A River Water Quality Model for Chlorophyll and Dissolved Oxygen that Accommodates Zebra Mussel Metabolism

The development, testing and application of a dynamic two-dimensional (longitudinal-vertical) mass balance model for dissolved oxygen (DO) and chlorophyll (Chl) for rivers is documented that for the first time accommodates both the oxygen demand and filtering effects of zebra mussels. The test system is a phytoplankton-rich section ( 15 km long) of the Seneca River, NY, that is believed to represent an upper bound of the impact of this exotic invader. Changes in common measures of water quality of the river brought about by the zebra mussel invasion are reviewed and related longitudinal patterns in DO, Chl, and Secchi disc transparency are documented. Model testing is supported by comprehensive measurements of DO, Chl, and various forcing conditions over a three-month period, and independent determinations of several model coefficients. Wide variations in the areal consumption rate of DO (ZOD; g·m^–2·d^–1) and filtering rate (m³·m^–2·d^–1) of zebra mussels, as determined through model calibration, occurred over the study period.

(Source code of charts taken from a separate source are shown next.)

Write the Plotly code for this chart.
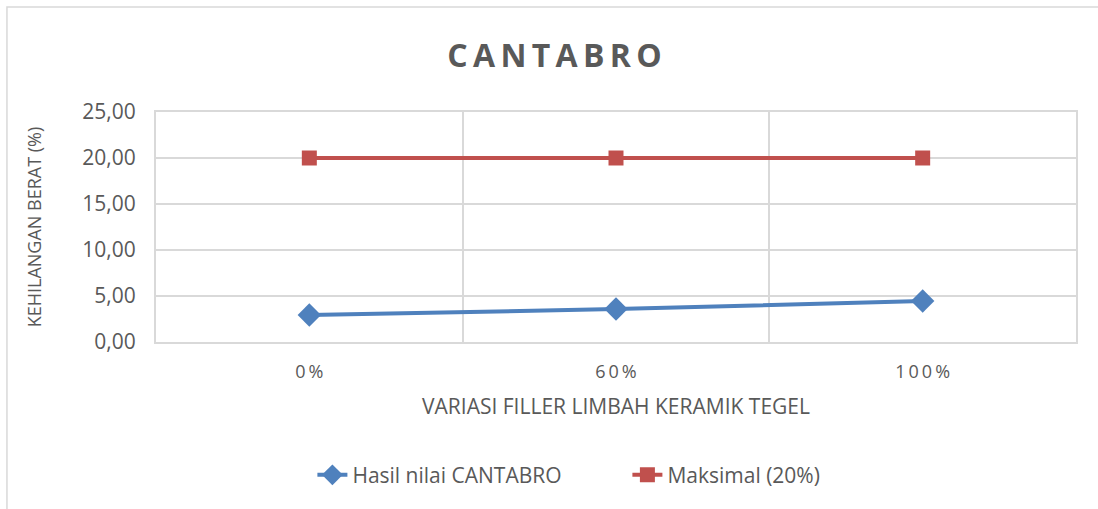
import plotly.graph_objects as go

categories = ["0%", "60%", "100%"]
hasil = [2.93, 3.58, 4.45]
maksimal = [20.0, 20.0, 20.0]
ytick_vals = [0, 5, 10, 15, 20, 25]
ytick_text = ["0,00", "5,00", "10,00", "15,00", "20,00", "25,00"]

font = "Open Sans"
grey = "#595959"
thin = "\u2009"

def spaced(s):
    # mimic the wide letter spacing of the original
    return thin.join(s)

fig = go.Figure()
fig.add_trace(go.Scatter(
    x=categories, y=hasil, name="Hasil nilai CANTABRO",
    mode="lines+markers",
    line=dict(color="#4F81BD", width=4),
    marker=dict(symbol="diamond", size=18, color="#4F81BD"),
))
fig.add_trace(go.Scatter(
    x=categories, y=maksimal, name="Maksimal (20%)",
    mode="lines+markers",
    line=dict(color="#C0504D", width=4),
    marker=dict(symbol="square", size=15, color="#C0504D"),
))

fig.update_layout(
    width=1098, height=509,
    margin=dict(l=156, r=22, t=112, b=167),
    paper_bgcolor="white", plot_bgcolor="white",
    font=dict(family=font, color=grey, size=18),
    title=dict(text="<b>" + spaced("CANTABRO") + "</b>", x=0.505, xanchor="center", y=0.89, yanchor="middle",
               font=dict(family=font, size=32, color=grey)),
    showlegend=True,
    legend=dict(orientation="h", x=0.17, xanchor="left", y=-0.49, yanchor="top",
                font=dict(size=21, color=grey), entrywidth=270, entrywidthmode="pixels"),
    shapes=[dict(type="rect", xref="paper", yref="paper",
                 x0=-0.162, x1=1.2, y0=-1.5, y1=1.456,
                 line=dict(color="#D9D9D9", width=1.5), layer="below")],
)
fig.update_xaxes(
    type="category", tickson="boundaries", range=[-0.5, 2.5],
    tickvals=categories, ticktext=[spaced(c) for c in categories],
    showgrid=True, gridcolor="#D9D9D9", gridwidth=2,
    showline=True, linecolor="#D9D9D9", linewidth=2, mirror=True,
    ticks="", tickfont=dict(size=18, color=grey), ticklabelstandoff=12,
    title=dict(text="VARIASI FILLER LIMBAH KERAMIK TEGEL", font=dict(size=21, color=grey), standoff=18),
)
fig.update_yaxes(
    range=[0, 25], tickvals=ytick_vals, ticktext=ytick_text,
    showgrid=True, gridcolor="#D9D9D9", gridwidth=2,
    showline=True, linecolor="#D9D9D9", linewidth=2, mirror=True,
    zeroline=False, ticks="", tickfont=dict(size=21, color=grey), ticklabelstandoff=14,
    title=dict(text="KEHILANGAN BERAT (%)", font=dict(size=18, color=grey), standoff=36),
)

fig.write_html("out.html", config={"displayModeBar": False},
               post_script="document.body.style.margin='0';")
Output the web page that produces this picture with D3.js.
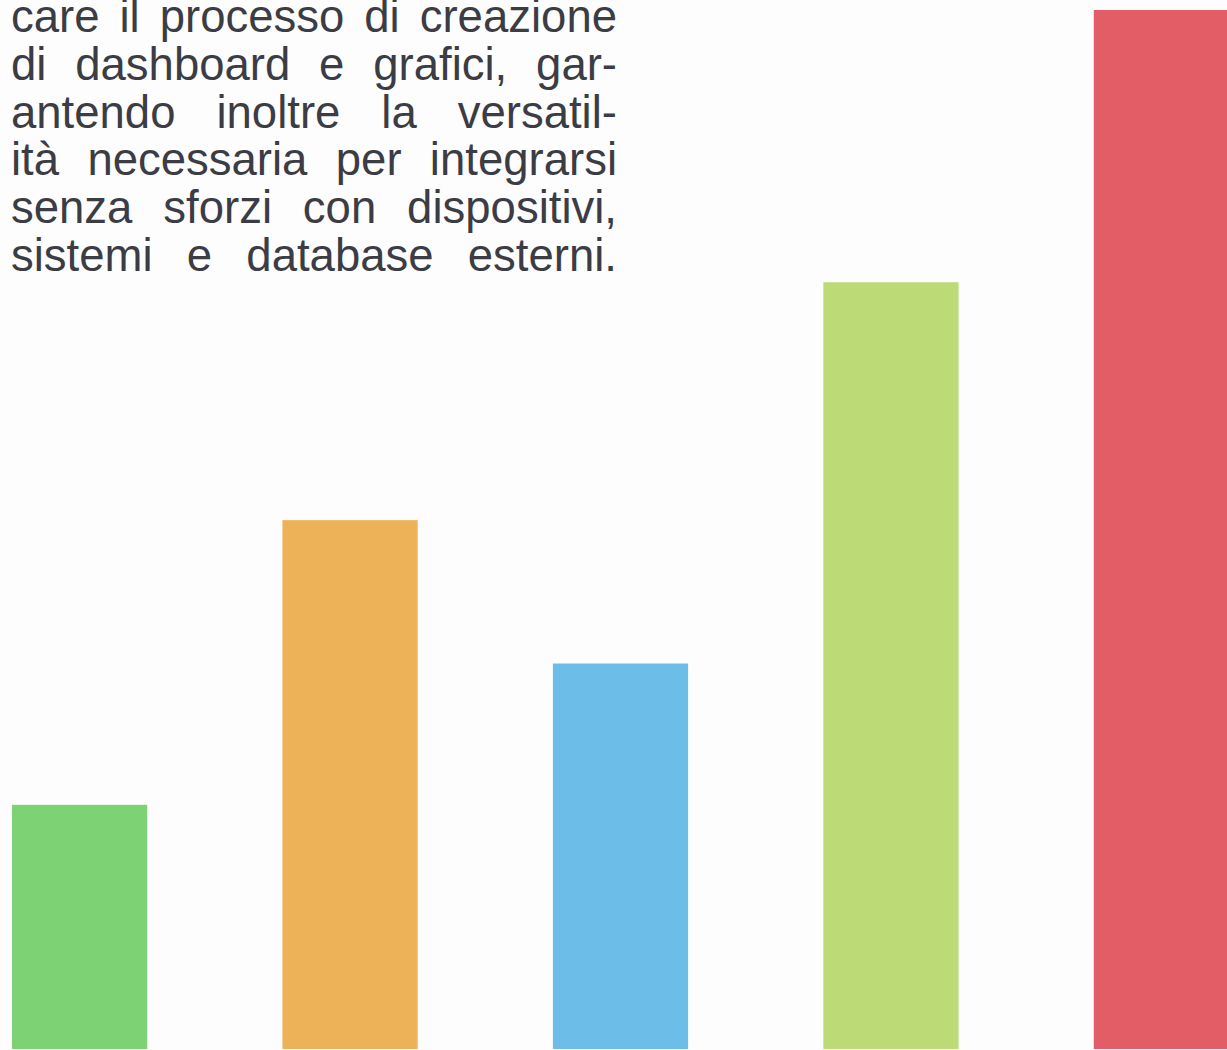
<!DOCTYPE html>
<html>
<head>
<meta charset="utf-8">
<script src="https://cdn.jsdelivr.net/npm/d3@7"></script>
<style>
html,body{margin:0;padding:0;background:#ffffff;overflow:hidden;}
svg{display:block;}
</style>
</head>
<body>
<svg id="chart" width="1227" height="1050"></svg>
<script>
const categories = ["A", "B", "C", "D", "E"];
const values = [23.5, 50.9, 37.1, 73.8, 100];
const colors = ["#7dd374", "#edb257", "#6cbde8", "#bcdb77", "#e35d66"];
const textLines = [
  "care il processo di creazione",
  "di dashboard e grafici, gar-",
  "antendo inoltre la versatil-",
  "ità necessaria per integrarsi",
  "senza sforzi con dispositivi,",
  "sistemi e database esterni."
];

const svg = d3.select("#chart");
const W = 1227, H = 1050;

svg.append("rect").attr("x", 0).attr("y", 0).attr("width", W).attr("height", H).attr("fill", "#fdfdfd");

const x = d3.scaleBand().domain(categories).range([12, 1229]).paddingInner(0.5).paddingOuter(0);
const y = d3.scaleLinear().domain([0, 100]).range([1049, 10]);

svg.append("g").selectAll("rect").data(categories).join("rect")
  .attr("x", d => x(d))
  .attr("y", (d, i) => y(values[i]))
  .attr("width", x.bandwidth())
  .attr("height", (d, i) => y(0) - y(values[i]))
  .attr("fill", (d, i) => colors[i]);

// justified text block
const left = 11, right = 617, fontSize = 45.5, lineH = 47.8, firstBase = 32;
const tg = svg.append("g")
  .attr("font-family", "'Liberation Sans', Arial, sans-serif")
  .attr("font-size", fontSize)
  .attr("fill", "#3b3c44");

textLines.forEach((line, li) => {
  const words = line.split(" ");
  const baseY = firstBase + li * lineH;
  const nodes = words.map(w => tg.append("text").attr("y", baseY).text(w));
  const widths = nodes.map(n => n.node().getComputedTextLength());
  const total = d3.sum(widths);
  const gap = words.length > 1 ? (right - left - total) / (words.length - 1) : 0;
  let cx = left;
  nodes.forEach((n, i) => { n.attr("x", cx); cx += widths[i] + gap; });
});
</script>
</body>
</html>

Values of ZOD in areas with dense zebra mussel populations at times (e.g., > 50 g·m^–2·d^–1) were an order of magnitude greater than the sediment oxygen demand associated with organically enriched deposits. The value of determinations of these fluxes from model calibration procedures is evaluated within the context of the limitations of protocols presently available to support independent specification of these rates. Model analyses are conducted to evaluate the relative magnitude of source and sink processes for DO and Chl, the potential operation and implications of feedback from low DO levels on oxygen consumption by zebra mussels, and the sensitivity of model simulations to selected sources of uncertainty and variability. Model projections of oxygen resources of the river are presented in a probabilistic format in evaluating reductions in zebra mussel biomass that would be necessary to eliminate violations of standards and regain assimilative capacity.